İnsanlık tarihiyle başlayan savaş, insanlığın en karmaşık ve en trajik olgularından biridir. Savaş; ülkelerin ya da bir ülke içerisindeki büyük grupların arasında gerçekleşen silahlı çatışmadır.
Savaş değişik şekillerde tanımlanabilir ve ne şekilde tanımlanırsa tanımlansın şiddetin en etkili en kapsamlı ve en yoğun bir şekilde uygulandığı bir gerçektir.
Savaş hukuka aykırı bir kavramdır.
Savaş hukukunun amacı her ne kadar vahşeti en aza indirgemekse de yine de savaş, gücün en etkili şekilde uygulanmasıdır. Savaşlar genellikle dini, milli, siyasi ve ekonomik amaçlıdır ve amaç ne olursa olsun savaş bir vahşettir.
Savaş;
Anneyi, babayı, kardeşi, evladı, eşi, akrabayı, arkadaşı, komşuyu kaybetmektir.
Savaş;
Ruh ve bedenin yara almasıdır,
Bedenden bir parçanın eksilmesidir ve geri kalan ömrün eziyetle geçmesidir.
Ölümdür,
Yarım kalan hayatlardır,
Fakirliktir,
Toplumların çöküşüdür,
Bir tarihin yok oluşudur,
Göçtür. Evinden yurdundan ayrılmaktır,
Yorucu yıpratıcı bir hayatın başlamasıdır,
Yıkımdır,
Kültür ve sanat varlıklarının yok olmasıdır,
Çevre kirliliğidir,
Su kirliliğidir,
Hava kirliliğidir,
Biyoçeşitlilikte azalmadır,
Ormanların yok olmasıdır,
Doğa dengesinin bozulmasıdır.
Ve tüm bu olumsuzluklara rağmen hala savaş deniliyorsa ve uyuşmazlıklar barışçıl yöntemlerle çözülemiyor amaçlara savaşarak ulaşılıyorsa ve dini, milli, siyasi, ekonomik, velhasıl sorun her ne olursa olsun hala kaba kuvvetle, tank tüfekle, bomba ve kimyasal silahlarla çözmeye çalışılıyorsa demek ki medeniyetten yana arpa boyu yol alınmamıştır.
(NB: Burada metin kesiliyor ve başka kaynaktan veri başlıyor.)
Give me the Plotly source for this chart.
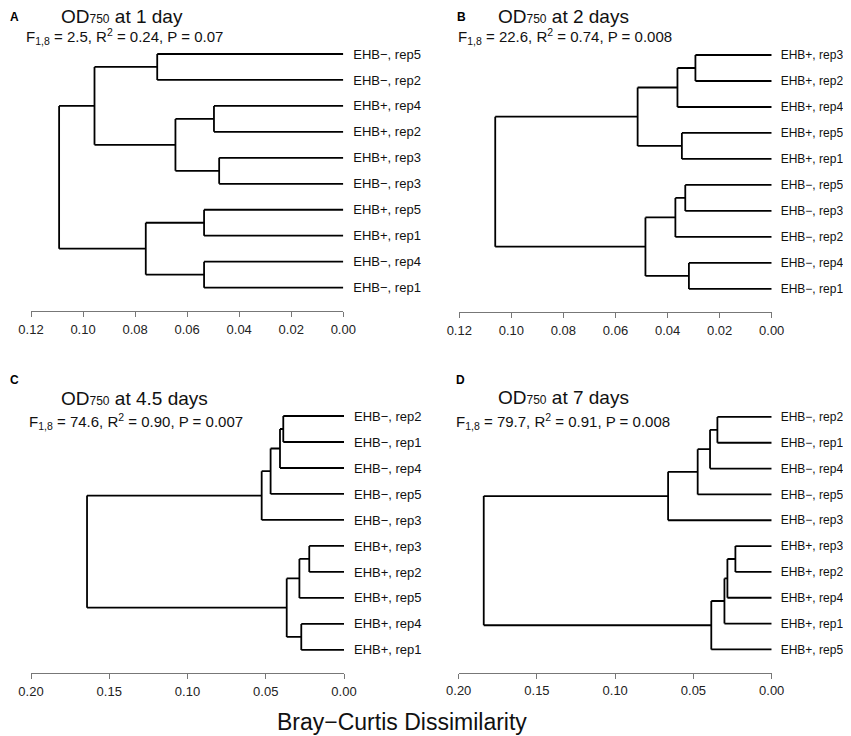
import plotly.graph_objects as go

# --- DATA ---
# leaves listed top to bottom; merges are (child_a, child_b, height),
# children < 10 are leaves, >= 10 refer to earlier merges (10 + index)
LEAVES_A = ["EHB−, rep5", "EHB−, rep2", "EHB+, rep4", "EHB+, rep2", "EHB+, rep3",
            "EHB−, rep3", "EHB+, rep5", "EHB+, rep1", "EHB−, rep4", "EHB−, rep1"]
MERGES_A = [(0, 1, 0.0715), (2, 3, 0.0497), (4, 5, 0.0477), (11, 12, 0.0645),
            (10, 13, 0.0956), (6, 7, 0.0535), (8, 9, 0.0535), (15, 16, 0.0759),
            (14, 17, 0.1092)]

LEAVES_B = ["EHB+, rep3", "EHB+, rep2", "EHB+, rep4", "EHB+, rep5", "EHB+, rep1",
            "EHB−, rep5", "EHB−, rep3", "EHB−, rep2", "EHB−, rep4", "EHB−, rep1"]
MERGES_B = [(0, 1, 0.0293), (10, 2, 0.0362), (3, 4, 0.0345), (11, 12, 0.0515),
            (5, 6, 0.0332), (14, 7, 0.0370), (8, 9, 0.0318), (15, 16, 0.0485),
            (13, 17, 0.1062)]

LEAVES_C = ["EHB−, rep2", "EHB−, rep1", "EHB−, rep4", "EHB−, rep5", "EHB−, rep3",
            "EHB+, rep3", "EHB+, rep2", "EHB+, rep5", "EHB+, rep4", "EHB+, rep1"]
MERGES_C = [(0, 1, 0.0388), (10, 2, 0.0409), (11, 3, 0.0469), (12, 4, 0.0526),
            (5, 6, 0.0222), (14, 7, 0.0285), (8, 9, 0.0273), (15, 16, 0.0366),
            (13, 17, 0.1642)]

LEAVES_D = ["EHB−, rep2", "EHB−, rep1", "EHB−, rep4", "EHB−, rep5", "EHB−, rep3",
            "EHB+, rep3", "EHB+, rep2", "EHB+, rep4", "EHB+, rep1", "EHB+, rep5"]
MERGES_D = [(0, 1, 0.0347), (10, 2, 0.0394), (11, 3, 0.0473), (12, 4, 0.0662),
            (5, 6, 0.0232), (14, 7, 0.0283), (15, 8, 0.0302), (16, 9, 0.0386),
            (13, 17, 0.1840)]

TICKS_AB = [0.12, 0.10, 0.08, 0.06, 0.04, 0.02, 0.00]
TICKS_CD = [0.20, 0.15, 0.10, 0.05, 0.00]

LETTERS = ["A", "B", "C", "D"]
TITLES = ["1 day", "2 days", "4.5 days", "7 days"]
STATS = [("2.5", "0.24", "0.07"), ("22.6", "0.74", "0.008"),
         ("74.6", "0.90", "0.007"), ("79.7", "0.91", "0.008")]

# the page body has an 8px margin, so the figure is sized to fit inside the
# 851x736 window and positions below are given in window pixels
OFF = 8
W, H = 851 - OFF, 736 - OFF
FONT = "Liberation Sans, Arial, Helvetica, sans-serif"


def px_x(x):
    return max(x - OFF, 0) / W


def px_y(y):
    return 1 - (y - OFF) / H


def dendro_segments(merges, n):
    """Turns a merge list into x/y line coords (x = height, y = leaf slot)."""
    pos = {i: float(i) for i in range(n)}
    hgt = {i: 0.0 for i in range(n)}
    xs, ys = [], []
    for k, (a, b, h) in enumerate(merges):
        for c in (a, b):
            xs += [hgt[c], h, None]
            ys += [pos[c], pos[c], None]
        xs += [h, h, None]
        ys += [pos[a], pos[b], None]
        pos[n + k] = (pos[a] + pos[b]) / 2
        hgt[n + k] = h
    return xs, ys


# panel boxes in window px: x-left, x-right, y-top, y-bottom (axis line)
# text spots: letter x,y / title x,y / stats x,y ; last = leaf label size
panels = [
    (LEAVES_A, MERGES_A, TICKS_AB, (31.0, 343.3, 41.0, 311.0), (3, 17, 59, 17, 24, 37), 13),
    (LEAVES_B, MERGES_B, TICKS_AB, (459.3, 771.7, 42.0, 312.3), (455, 17, 496, 17, 456, 37), 12),
    (LEAVES_C, MERGES_C, TICKS_CD, (31.0, 344.0, 403.0, 673.3), (4, 380, 59, 398, 27, 421), 13),
    (LEAVES_D, MERGES_D, TICKS_CD, (458.7, 771.7, 404.0, 672.7), (454, 380, 496, 397, 454, 421), 12),
]

fig = go.Figure()
annotations = []

for i, (leaves, merges, ticks, box, tpos, lsize) in enumerate(panels):
    n = len(leaves)
    xs, ys = dendro_segments(merges, n)
    suffix = "" if i == 0 else str(i + 1)
    fig.add_trace(go.Scatter(x=xs, y=ys, mode="lines", line=dict(color="black", width=1.8),
                             hoverinfo="skip", showlegend=False,
                             xaxis="x" + suffix, yaxis="y" + suffix))

    x0, x1, y0, y1 = box
    fig.layout["xaxis" + suffix] = dict(
        domain=[px_x(x0), px_x(x1)], range=[ticks[0], ticks[-1]], anchor="y" + suffix,
        tickvals=ticks, ticktext=[f"{t:.2f}" for t in ticks],
        showline=True, linecolor="#777777", linewidth=1.2,
        ticks="outside", ticklen=5, tickcolor="#777777", tickwidth=1.2,
        showgrid=False, zeroline=False, automargin=False, ticklabelstandoff=1,
        tickfont=dict(family=FONT, size=13, color="#222222"))
    fig.layout["yaxis" + suffix] = dict(
        domain=[px_y(y1), px_y(y0)], range=[9.9, -0.5], anchor="x" + suffix,
        side="right", tickvals=list(range(n)), ticktext=leaves,
        ticks="", showline=False, showgrid=False, zeroline=False, automargin=False,
        ticklabelstandoff=9 if lsize == 13 else 8,
        tickfont=dict(family=FONT, size=lsize, color="#111111"))

    lx, ly, tx, ty, sx, sy = tpos
    f, r2, p = STATS[i]
    annotations += [
        dict(text=f"<b>{LETTERS[i]}</b>", x=px_x(lx), y=px_y(ly), xanchor="left", yanchor="middle",
             font=dict(family=FONT, size=12, color="black")),
        dict(text=f"OD<span style='font-size:12px'>750</span> at {TITLES[i]}",
             x=px_x(tx), y=px_y(ty), xanchor="left", yanchor="middle",
             font=dict(family=FONT, size=19, color="#111111")),
        dict(text=f"F<sub>1,8</sub> = {f}, R<sup>2</sup> = {r2}, P = {p}",
             x=px_x(sx), y=px_y(sy), xanchor="left", yanchor="middle",
             font=dict(family=FONT, size=15, color="#111111")),
    ]

annotations.append(dict(text="Bray−Curtis Dissimilarity", x=px_x(402), y=px_y(722),
                        xanchor="center", yanchor="middle",
                        font=dict(family=FONT, size=23, color="#111111")))
for a in annotations:
    a.update(xref="paper", yref="paper", showarrow=False)

fig.update_layout(width=W, height=H, margin=dict(l=0, r=0, t=0, b=0),
                  paper_bgcolor="white", plot_bgcolor="white",
                  annotations=annotations, showlegend=False)

fig.write_html("out.html")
Varsa bir haksızlık, haksızlığın demokratik yollarla dile getirilmesi, çözümün savaşla değil medeni yollarla sağlanması en makul olanıdır.
Bir ütopya olsa dahi savaşsız bir dünya umut ediyorum. Tüm sorunların medeni bir üslupla çözülmesi dileğiyle dünyada barışın hep olduğu günlere.